(Data)
"""

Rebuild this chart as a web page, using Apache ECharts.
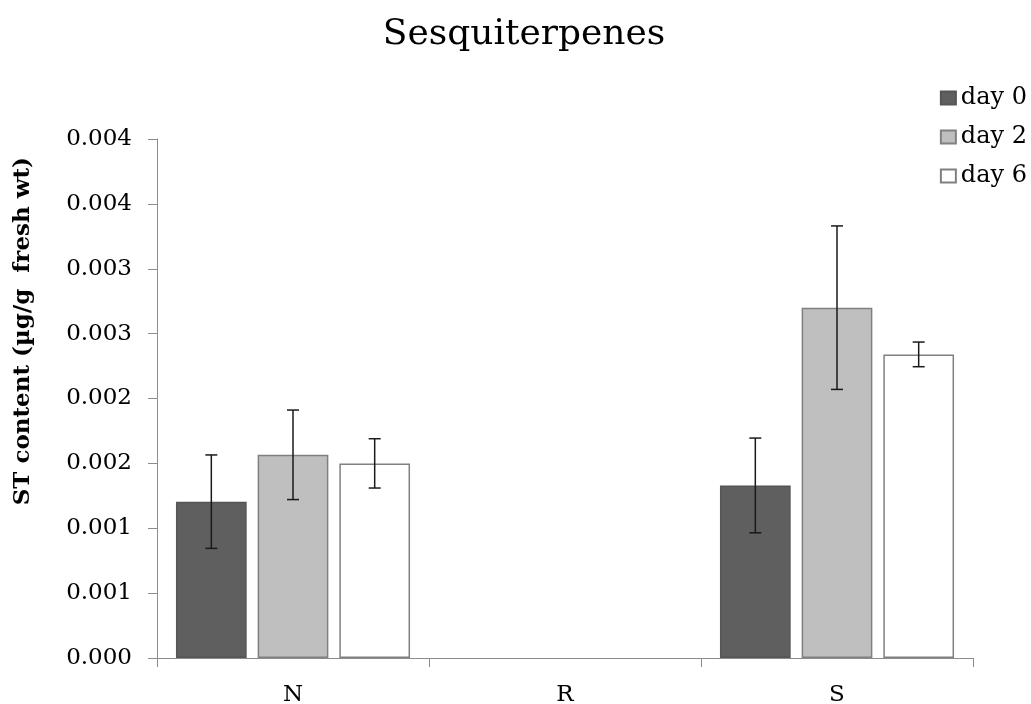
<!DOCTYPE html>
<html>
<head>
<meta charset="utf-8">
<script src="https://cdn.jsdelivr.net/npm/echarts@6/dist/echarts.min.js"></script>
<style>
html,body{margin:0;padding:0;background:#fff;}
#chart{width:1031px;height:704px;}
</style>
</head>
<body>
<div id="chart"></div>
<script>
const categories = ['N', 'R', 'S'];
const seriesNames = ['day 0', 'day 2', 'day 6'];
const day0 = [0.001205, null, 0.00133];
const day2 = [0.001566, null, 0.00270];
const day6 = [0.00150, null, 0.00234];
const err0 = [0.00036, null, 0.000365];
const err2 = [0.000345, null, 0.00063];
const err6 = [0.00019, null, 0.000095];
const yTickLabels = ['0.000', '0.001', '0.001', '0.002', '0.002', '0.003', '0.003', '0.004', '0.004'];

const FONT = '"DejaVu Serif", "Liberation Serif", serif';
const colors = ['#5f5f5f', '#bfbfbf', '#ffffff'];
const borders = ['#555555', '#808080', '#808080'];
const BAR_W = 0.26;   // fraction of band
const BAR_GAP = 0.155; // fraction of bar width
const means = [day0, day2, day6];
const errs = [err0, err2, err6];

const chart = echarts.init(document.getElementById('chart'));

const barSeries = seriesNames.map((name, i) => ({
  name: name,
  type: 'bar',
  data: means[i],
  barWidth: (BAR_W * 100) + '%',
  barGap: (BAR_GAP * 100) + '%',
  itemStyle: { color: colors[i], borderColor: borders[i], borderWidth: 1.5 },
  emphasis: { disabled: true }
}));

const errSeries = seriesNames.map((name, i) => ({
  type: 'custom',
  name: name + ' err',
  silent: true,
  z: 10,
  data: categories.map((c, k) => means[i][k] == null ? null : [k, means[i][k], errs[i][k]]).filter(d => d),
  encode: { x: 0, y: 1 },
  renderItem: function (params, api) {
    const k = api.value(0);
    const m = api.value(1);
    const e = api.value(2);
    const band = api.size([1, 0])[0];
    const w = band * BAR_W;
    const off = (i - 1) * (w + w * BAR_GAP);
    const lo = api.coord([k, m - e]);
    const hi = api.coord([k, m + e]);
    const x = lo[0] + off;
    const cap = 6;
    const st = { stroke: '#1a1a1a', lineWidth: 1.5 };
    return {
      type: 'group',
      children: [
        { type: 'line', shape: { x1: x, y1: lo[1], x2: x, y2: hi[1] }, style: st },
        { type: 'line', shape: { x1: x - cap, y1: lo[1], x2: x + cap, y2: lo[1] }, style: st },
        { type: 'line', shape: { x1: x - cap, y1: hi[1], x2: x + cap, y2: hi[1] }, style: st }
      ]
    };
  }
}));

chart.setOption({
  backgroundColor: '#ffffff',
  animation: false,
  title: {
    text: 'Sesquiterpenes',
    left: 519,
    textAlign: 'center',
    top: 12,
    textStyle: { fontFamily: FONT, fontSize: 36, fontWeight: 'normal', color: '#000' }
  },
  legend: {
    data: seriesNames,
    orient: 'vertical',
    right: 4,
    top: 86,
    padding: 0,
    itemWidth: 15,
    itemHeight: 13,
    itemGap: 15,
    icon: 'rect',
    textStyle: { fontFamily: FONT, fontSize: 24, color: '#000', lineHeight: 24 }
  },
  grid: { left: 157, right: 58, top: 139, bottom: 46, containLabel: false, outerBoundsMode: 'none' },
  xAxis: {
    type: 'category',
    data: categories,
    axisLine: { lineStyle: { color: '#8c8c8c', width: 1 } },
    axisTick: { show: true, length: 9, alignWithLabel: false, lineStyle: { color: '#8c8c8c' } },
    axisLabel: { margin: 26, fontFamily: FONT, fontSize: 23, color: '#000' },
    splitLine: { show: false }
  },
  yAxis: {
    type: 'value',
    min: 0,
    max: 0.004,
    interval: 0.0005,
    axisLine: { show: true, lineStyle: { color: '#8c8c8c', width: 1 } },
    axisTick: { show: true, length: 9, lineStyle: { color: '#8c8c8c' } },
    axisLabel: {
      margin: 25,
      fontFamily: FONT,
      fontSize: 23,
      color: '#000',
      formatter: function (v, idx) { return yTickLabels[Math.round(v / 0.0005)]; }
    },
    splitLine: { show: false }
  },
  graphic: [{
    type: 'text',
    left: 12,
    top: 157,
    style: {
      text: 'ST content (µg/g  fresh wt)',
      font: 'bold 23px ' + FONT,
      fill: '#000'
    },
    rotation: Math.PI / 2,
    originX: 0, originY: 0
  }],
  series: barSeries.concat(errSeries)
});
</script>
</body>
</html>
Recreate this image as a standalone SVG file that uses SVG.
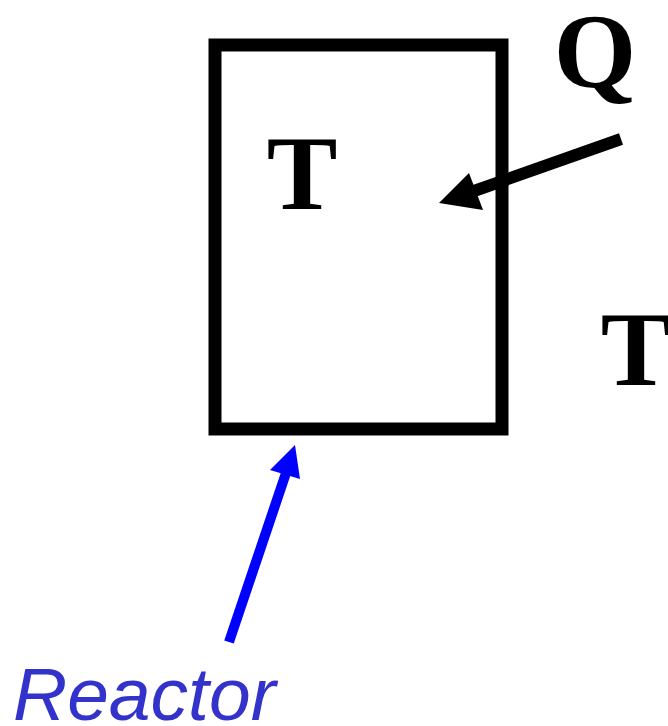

"""

(To do) Reproduce the records verbatim, omitting all images they contain.

(Output of the task)
Rebuild this chart as a web page, using Apache ECharts.
<!DOCTYPE html>
<html>
<head>
<meta charset="utf-8">
<script src="https://cdn.jsdelivr.net/npm/echarts@6/dist/echarts.min.js"></script>
<style>
html,body{margin:0;padding:0;background:#fff;}
#chart{width:1031px;height:704px;}
</style>
</head>
<body>
<div id="chart"></div>
<script>
const categories = ['N', 'R', 'S'];
const seriesNames = ['day 0', 'day 2', 'day 6'];
const day0 = [0.001205, null, 0.00133];
const day2 = [0.001566, null, 0.00270];
const day6 = [0.00150, null, 0.00234];
const err0 = [0.00036, null, 0.000365];
const err2 = [0.000345, null, 0.00063];
const err6 = [0.00019, null, 0.000095];
const yTickLabels = ['0.000', '0.001', '0.001', '0.002', '0.002', '0.003', '0.003', '0.004', '0.004'];

const FONT = '"DejaVu Serif", "Liberation Serif", serif';
const colors = ['#5f5f5f', '#bfbfbf', '#ffffff'];
const borders = ['#555555', '#808080', '#808080'];
const BAR_W = 0.26;   // fraction of band
const BAR_GAP = 0.155; // fraction of bar width
const means = [day0, day2, day6];
const errs = [err0, err2, err6];

const chart = echarts.init(document.getElementById('chart'));

const barSeries = seriesNames.map((name, i) => ({
  name: name,
  type: 'bar',
  data: means[i],
  barWidth: (BAR_W * 100) + '%',
  barGap: (BAR_GAP * 100) + '%',
  itemStyle: { color: colors[i], borderColor: borders[i], borderWidth: 1.5 },
  emphasis: { disabled: true }
}));

const errSeries = seriesNames.map((name, i) => ({
  type: 'custom',
  name: name + ' err',
  silent: true,
  z: 10,
  data: categories.map((c, k) => means[i][k] == null ? null : [k, means[i][k], errs[i][k]]).filter(d => d),
  encode: { x: 0, y: 1 },
  renderItem: function (params, api) {
    const k = api.value(0);
    const m = api.value(1);
    const e = api.value(2);
    const band = api.size([1, 0])[0];
    const w = band * BAR_W;
    const off = (i - 1) * (w + w * BAR_GAP);
    const lo = api.coord([k, m - e]);
    const hi = api.coord([k, m + e]);
    const x = lo[0] + off;
    const cap = 6;
    const st = { stroke: '#1a1a1a', lineWidth: 1.5 };
    return {
      type: 'group',
      children: [
        { type: 'line', shape: { x1: x, y1: lo[1], x2: x, y2: hi[1] }, style: st },
        { type: 'line', shape: { x1: x - cap, y1: lo[1], x2: x + cap, y2: lo[1] }, style: st },
        { type: 'line', shape: { x1: x - cap, y1: hi[1], x2: x + cap, y2: hi[1] }, style: st }
      ]
    };
  }
}));

chart.setOption({
  backgroundColor: '#ffffff',
  animation: false,
  title: {
    text: 'Sesquiterpenes',
    left: 519,
    textAlign: 'center',
    top: 12,
    textStyle: { fontFamily: FONT, fontSize: 36, fontWeight: 'normal', color: '#000' }
  },
  legend: {
    data: seriesNames,
    orient: 'vertical',
    right: 4,
    top: 86,
    padding: 0,
    itemWidth: 15,
    itemHeight: 13,
    itemGap: 15,
    icon: 'rect',
    textStyle: { fontFamily: FONT, fontSize: 24, color: '#000', lineHeight: 24 }
  },
  grid: { left: 157, right: 58, top: 139, bottom: 46, containLabel: false, outerBoundsMode: 'none' },
  xAxis: {
    type: 'category',
    data: categories,
    axisLine: { lineStyle: { color: '#8c8c8c', width: 1 } },
    axisTick: { show: true, length: 9, alignWithLabel: false, lineStyle: { color: '#8c8c8c' } },
    axisLabel: { margin: 26, fontFamily: FONT, fontSize: 23, color: '#000' },
    splitLine: { show: false }
  },
  yAxis: {
    type: 'value',
    min: 0,
    max: 0.004,
    interval: 0.0005,
    axisLine: { show: true, lineStyle: { color: '#8c8c8c', width: 1 } },
    axisTick: { show: true, length: 9, lineStyle: { color: '#8c8c8c' } },
    axisLabel: {
      margin: 25,
      fontFamily: FONT,
      fontSize: 23,
      color: '#000',
      formatter: function (v, idx) { return yTickLabels[Math.round(v / 0.0005)]; }
    },
    splitLine: { show: false }
  },
  graphic: [{
    type: 'text',
    left: 12,
    top: 157,
    style: {
      text: 'ST content (µg/g  fresh wt)',
      font: 'bold 23px ' + FONT,
      fill: '#000'
    },
    rotation: Math.PI / 2,
    originX: 0, originY: 0
  }],
  series: barSeries.concat(errSeries)
});
</script>
</body>
</html>
Recreate this image as a standalone SVG file that uses SVG.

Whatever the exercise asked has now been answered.